A SENSORY WORLD, Part Two

This fact is like wallpaper: easy to ignore because it’s everywhere. But I’ll say it again. Recognizing the value of sensory experience can make a huge difference in your writing–the same difference, for instance, as there is between these two sentences:

I bought some popcorn and found a seat, then waited eagerly for the movie to start.

I sank into the velvet-upholstered seat and crunched a handful of buttery popcorn.

You read about anticipation in the first sentence; in the second, you can taste it. Which is better? Last month I mentioned that we gather information through the senses. But we can also communicate information by making smart use of sensory impressions. “Velvet upholstery” and “buttery popcorn” are like windows opened between my experience and yours. If you’ve ever entered a movie theater, stopped by the snack bar for some of that intense over-salted yellow popcorn, and dropped into one of those squeaky cushiony seats in front of a wide gray screen, you’re right there with me.

Compare these two descriptive paragraphs:

The gym at Franklin Pierce Middle School looks like a lot of gyms, I guess: a big multi-purpose room with a stage at one end and a cafeteria kitchen at the other. Collapsible risers are along each side. Even though they try to keep the floor polished, there are usually some scuff marks on it. Painted over the basketball hoop on the west side is the school slogan: “Go, Pierce Pirates!!” Middle school is mostly a big blur for me, but I’ll always remember that hoop, because it’s where I scored my first-ever three-point shot.

A late-afternoon sun slants over the gym floor at Franklin Pierce Middle School. It’s quiet now, but if I listen hard I can hear the squeak of Nikes and Air Jordans, skidding and swiveling and leaving black scuff marks on the polished floor. Coach Mankin’s whistle shrieks, just before he calls a penalty. He’s a lot tougher on us during practice than he is during games. When play resumes, Steve passes the ball to me. I dash to the right, as the hollow-sounding smack of the ball seems to echo behind me. Two guys are on my tail. The minute I stop I’m surrounded by arms shiny with sweat, and a sharp smell of perspiration. “Careful, Baxter!” Coach yells at me. Suddenly I turn and break for the center, so fast I leave the smell behind. I glance at the hoop–it’s clear! Now or never: air rushes into my lungs as I rise to my toes. As the ball leaves my fingertips it seems to float, and somehow I know it’s going to make it!

The first paragraph contains some sharp details, and that’s good. But the second puts a reader right in the gym, with the squeaks, thumps, and sweat. And maybe a little of the thrill, too. A paragraph like that may be more work to write, but (strangely) it’s often more fun to write as well.

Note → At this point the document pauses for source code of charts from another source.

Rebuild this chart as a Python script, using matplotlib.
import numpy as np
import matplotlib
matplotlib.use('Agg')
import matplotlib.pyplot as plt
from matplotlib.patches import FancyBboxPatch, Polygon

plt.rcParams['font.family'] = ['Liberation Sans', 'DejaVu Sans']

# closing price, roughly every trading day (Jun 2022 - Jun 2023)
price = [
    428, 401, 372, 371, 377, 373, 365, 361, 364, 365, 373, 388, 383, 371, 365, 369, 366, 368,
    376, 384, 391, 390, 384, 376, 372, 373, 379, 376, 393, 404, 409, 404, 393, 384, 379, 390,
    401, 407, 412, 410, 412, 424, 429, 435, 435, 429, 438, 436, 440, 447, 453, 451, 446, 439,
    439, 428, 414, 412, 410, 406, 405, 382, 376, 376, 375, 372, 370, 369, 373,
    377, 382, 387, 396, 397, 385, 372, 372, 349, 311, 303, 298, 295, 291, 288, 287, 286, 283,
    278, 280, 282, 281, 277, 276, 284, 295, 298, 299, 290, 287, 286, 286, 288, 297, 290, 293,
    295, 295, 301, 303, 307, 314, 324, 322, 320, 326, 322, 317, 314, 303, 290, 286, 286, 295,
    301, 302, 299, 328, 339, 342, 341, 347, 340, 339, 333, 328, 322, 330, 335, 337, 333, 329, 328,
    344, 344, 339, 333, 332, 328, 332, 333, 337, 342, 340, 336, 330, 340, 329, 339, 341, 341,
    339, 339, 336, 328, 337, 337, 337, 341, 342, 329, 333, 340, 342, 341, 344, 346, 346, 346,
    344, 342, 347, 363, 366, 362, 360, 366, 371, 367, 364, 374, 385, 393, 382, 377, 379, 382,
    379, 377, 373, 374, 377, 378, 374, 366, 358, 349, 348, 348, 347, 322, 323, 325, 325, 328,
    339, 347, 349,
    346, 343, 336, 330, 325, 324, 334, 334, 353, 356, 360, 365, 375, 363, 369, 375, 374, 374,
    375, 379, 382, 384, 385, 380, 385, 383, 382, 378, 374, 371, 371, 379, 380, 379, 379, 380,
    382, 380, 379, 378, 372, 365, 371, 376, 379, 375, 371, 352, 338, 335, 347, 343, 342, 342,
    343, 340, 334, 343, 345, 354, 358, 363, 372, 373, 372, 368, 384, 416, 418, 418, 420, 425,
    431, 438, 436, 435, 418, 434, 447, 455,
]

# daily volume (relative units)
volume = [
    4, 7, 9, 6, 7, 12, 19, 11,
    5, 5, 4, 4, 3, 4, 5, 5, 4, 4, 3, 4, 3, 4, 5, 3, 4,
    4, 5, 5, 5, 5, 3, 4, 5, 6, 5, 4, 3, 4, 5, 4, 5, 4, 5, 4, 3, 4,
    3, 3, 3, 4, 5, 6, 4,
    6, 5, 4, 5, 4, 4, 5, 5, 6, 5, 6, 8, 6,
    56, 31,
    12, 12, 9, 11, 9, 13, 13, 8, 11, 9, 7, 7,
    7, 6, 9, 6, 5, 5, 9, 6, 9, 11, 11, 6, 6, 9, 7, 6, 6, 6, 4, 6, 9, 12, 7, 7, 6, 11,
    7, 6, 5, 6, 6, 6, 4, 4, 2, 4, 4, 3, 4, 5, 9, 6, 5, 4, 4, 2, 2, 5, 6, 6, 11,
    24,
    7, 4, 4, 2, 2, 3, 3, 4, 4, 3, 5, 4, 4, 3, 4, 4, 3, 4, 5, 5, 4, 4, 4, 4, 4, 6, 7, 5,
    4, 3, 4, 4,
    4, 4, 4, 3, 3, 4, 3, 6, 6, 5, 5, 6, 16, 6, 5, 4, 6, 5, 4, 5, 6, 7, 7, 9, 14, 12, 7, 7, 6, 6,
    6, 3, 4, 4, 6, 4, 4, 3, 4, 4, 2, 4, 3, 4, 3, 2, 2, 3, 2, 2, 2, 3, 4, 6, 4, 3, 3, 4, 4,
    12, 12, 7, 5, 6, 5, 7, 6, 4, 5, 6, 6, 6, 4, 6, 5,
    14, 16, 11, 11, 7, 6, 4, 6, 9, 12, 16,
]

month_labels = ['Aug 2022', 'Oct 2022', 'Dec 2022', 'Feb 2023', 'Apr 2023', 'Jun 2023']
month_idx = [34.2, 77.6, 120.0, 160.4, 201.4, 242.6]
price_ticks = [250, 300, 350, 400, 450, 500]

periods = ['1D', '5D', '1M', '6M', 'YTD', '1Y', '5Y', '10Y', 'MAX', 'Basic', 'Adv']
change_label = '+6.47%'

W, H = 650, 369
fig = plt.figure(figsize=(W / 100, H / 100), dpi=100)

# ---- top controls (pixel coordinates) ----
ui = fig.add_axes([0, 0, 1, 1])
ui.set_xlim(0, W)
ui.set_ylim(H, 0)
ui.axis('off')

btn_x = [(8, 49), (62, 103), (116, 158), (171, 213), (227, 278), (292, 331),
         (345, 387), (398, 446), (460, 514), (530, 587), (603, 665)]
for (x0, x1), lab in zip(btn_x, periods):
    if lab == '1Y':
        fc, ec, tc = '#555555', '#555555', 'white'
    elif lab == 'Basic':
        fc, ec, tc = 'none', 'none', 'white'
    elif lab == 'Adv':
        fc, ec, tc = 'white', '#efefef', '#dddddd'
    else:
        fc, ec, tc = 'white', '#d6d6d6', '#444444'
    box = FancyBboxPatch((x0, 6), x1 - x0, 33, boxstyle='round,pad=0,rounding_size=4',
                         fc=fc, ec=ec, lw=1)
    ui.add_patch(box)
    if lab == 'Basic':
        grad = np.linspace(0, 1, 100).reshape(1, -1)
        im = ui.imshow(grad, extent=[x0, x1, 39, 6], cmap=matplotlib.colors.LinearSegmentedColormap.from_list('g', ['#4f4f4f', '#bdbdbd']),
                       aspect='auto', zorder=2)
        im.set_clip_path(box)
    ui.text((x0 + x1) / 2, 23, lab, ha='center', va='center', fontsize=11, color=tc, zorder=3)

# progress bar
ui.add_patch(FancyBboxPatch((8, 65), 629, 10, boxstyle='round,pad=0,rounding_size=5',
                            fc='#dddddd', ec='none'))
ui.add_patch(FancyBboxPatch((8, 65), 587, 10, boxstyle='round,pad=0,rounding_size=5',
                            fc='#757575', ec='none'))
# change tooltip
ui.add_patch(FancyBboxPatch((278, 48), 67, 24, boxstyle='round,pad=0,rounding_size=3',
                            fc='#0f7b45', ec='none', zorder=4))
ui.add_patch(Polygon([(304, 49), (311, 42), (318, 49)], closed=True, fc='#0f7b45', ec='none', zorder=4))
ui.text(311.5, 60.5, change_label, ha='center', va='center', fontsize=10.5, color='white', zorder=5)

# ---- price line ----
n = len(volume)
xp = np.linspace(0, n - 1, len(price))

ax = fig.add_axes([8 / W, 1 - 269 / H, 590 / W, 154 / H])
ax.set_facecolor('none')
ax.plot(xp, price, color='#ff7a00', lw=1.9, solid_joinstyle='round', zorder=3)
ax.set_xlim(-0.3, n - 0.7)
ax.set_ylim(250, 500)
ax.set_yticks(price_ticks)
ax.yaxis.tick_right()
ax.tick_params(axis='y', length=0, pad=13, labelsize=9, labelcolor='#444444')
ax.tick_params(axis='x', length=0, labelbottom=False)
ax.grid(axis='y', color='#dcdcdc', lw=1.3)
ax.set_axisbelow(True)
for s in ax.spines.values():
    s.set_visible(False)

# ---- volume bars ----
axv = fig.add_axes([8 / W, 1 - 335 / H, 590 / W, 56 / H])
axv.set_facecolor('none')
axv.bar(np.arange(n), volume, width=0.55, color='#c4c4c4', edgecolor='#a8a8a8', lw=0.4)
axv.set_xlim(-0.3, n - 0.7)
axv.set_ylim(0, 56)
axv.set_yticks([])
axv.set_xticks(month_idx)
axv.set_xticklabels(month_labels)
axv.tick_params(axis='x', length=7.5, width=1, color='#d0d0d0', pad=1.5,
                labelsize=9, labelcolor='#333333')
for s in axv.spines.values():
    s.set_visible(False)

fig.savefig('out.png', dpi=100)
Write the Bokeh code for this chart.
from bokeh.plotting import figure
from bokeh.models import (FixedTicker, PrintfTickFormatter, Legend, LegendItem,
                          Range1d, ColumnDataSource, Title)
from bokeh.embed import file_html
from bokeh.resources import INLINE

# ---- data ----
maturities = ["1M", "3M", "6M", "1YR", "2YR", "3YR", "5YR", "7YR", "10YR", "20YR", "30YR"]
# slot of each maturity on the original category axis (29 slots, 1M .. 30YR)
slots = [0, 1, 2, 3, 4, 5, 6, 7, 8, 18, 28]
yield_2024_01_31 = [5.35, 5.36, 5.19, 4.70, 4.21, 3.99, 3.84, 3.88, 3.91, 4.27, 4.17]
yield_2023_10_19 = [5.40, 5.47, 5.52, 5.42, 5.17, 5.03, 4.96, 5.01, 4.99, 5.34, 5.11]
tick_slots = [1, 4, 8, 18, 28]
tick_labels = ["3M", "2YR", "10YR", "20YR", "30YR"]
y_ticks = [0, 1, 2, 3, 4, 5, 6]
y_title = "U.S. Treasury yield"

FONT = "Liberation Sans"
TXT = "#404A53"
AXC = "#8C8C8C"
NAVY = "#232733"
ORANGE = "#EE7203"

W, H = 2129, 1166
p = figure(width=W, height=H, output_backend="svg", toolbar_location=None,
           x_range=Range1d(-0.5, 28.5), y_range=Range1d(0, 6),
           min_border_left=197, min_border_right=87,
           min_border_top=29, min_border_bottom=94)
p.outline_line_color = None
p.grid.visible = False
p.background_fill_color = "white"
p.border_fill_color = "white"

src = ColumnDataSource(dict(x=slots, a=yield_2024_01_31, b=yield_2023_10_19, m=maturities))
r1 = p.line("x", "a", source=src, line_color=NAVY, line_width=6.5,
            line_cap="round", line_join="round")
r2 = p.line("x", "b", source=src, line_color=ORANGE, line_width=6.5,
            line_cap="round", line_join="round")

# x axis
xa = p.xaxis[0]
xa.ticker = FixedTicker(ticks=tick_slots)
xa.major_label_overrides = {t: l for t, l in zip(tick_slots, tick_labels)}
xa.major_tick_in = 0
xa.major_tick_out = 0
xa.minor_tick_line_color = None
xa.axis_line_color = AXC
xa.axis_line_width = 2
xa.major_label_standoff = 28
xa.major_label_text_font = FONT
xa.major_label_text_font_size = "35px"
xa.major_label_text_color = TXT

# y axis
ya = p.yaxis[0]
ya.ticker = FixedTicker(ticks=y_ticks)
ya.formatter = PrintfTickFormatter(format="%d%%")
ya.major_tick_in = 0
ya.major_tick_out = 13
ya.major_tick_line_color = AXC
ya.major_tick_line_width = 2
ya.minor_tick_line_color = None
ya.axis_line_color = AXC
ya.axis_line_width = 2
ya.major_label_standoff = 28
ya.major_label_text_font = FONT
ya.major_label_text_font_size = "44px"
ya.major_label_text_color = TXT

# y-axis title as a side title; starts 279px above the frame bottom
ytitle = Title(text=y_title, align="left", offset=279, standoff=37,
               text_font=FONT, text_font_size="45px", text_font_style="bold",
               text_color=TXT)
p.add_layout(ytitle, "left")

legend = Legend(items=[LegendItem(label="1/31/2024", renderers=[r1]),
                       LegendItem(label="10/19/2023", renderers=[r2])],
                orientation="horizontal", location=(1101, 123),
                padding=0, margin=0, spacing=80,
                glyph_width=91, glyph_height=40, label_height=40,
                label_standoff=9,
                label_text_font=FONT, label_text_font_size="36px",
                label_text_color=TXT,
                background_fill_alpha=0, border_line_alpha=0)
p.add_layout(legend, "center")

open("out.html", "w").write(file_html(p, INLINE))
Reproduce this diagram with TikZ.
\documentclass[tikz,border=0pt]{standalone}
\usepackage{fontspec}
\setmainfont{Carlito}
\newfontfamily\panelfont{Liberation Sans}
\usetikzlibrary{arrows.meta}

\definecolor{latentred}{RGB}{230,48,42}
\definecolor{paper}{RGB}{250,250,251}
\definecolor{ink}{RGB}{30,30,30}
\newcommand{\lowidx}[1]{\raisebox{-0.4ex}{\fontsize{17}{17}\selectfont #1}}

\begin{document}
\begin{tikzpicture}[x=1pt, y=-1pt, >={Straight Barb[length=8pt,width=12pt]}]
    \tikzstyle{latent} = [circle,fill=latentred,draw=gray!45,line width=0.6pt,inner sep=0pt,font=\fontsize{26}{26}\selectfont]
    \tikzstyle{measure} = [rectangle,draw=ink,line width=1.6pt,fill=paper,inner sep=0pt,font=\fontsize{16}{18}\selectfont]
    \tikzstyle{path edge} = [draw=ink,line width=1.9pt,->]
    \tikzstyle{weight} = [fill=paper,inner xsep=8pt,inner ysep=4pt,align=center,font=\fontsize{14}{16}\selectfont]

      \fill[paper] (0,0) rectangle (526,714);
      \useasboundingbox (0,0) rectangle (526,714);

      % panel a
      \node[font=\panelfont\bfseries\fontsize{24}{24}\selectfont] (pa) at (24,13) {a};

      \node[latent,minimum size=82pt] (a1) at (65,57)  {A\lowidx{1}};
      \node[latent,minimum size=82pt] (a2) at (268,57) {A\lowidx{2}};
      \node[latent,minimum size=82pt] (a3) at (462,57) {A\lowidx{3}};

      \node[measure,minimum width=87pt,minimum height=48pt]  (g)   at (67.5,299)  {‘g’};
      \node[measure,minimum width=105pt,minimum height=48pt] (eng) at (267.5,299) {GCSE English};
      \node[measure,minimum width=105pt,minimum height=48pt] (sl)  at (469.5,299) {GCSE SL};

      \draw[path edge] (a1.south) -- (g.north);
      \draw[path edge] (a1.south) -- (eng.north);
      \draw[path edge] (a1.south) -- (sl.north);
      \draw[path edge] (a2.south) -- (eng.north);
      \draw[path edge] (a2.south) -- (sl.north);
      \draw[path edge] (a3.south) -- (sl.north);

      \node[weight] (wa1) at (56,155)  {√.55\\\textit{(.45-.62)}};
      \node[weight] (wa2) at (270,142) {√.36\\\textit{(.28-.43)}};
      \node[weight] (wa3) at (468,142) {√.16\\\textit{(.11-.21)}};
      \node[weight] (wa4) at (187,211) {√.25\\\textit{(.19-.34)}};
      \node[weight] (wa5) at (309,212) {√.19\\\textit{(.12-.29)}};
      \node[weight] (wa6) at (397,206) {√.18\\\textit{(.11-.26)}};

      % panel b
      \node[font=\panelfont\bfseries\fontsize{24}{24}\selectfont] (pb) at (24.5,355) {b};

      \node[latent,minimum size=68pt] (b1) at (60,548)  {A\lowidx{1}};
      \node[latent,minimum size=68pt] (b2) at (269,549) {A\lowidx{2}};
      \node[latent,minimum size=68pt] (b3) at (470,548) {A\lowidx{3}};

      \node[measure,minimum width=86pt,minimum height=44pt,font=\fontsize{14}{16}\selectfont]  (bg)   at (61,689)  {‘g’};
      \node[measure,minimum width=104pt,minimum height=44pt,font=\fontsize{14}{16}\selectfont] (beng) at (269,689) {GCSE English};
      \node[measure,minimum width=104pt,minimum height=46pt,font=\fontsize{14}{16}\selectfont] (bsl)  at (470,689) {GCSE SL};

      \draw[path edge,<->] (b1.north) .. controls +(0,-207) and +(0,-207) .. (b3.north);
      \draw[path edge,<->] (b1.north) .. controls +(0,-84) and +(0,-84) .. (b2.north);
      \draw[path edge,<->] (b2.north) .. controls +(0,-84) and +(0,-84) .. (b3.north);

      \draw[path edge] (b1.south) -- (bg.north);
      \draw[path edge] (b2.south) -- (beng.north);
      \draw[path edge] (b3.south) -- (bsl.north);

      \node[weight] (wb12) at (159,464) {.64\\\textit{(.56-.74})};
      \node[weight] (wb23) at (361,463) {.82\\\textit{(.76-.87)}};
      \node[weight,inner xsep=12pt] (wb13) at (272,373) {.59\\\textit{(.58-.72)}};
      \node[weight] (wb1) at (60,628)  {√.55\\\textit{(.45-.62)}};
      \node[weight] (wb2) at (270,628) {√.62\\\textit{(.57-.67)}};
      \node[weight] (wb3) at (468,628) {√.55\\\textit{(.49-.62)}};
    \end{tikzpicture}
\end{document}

Think about a place that’s special to you. Try to picture it at a particular time of day, or a certain season of the year, and then imagine what you would be seeing, hearing, smelling, touching, even tasting. Write down some of these details, and then combine them into a coherent paragraph that communicates the “feel” of the place. Try to avoid telling your reader about it, with sentences that begin with “I hear . . . ” “I see . . . ” etc. Instead, think of ways to show what you’re seeing, hearing, and smelling, and feeling. There are all kinds of ways to do this–such as

Gray-green waves topped with foam sparkle on the ocean.
Over my head, seagulls cry and shriek.
Wet, grainy sand squishes up between my toes.
The cherry Popsicle I bought from the ice cream wagon melts on my tongue.

Finally, communicate how you feel in this place without saying “I feel . . .”

As you can tell, sensory detail adds a lot to descriptive writing, but it’s also great for adding zip to a story and making a fantasy setting seem real. And while you’re sniffing, listening, smelling and feeling for details, take time to appreciate them in your own life!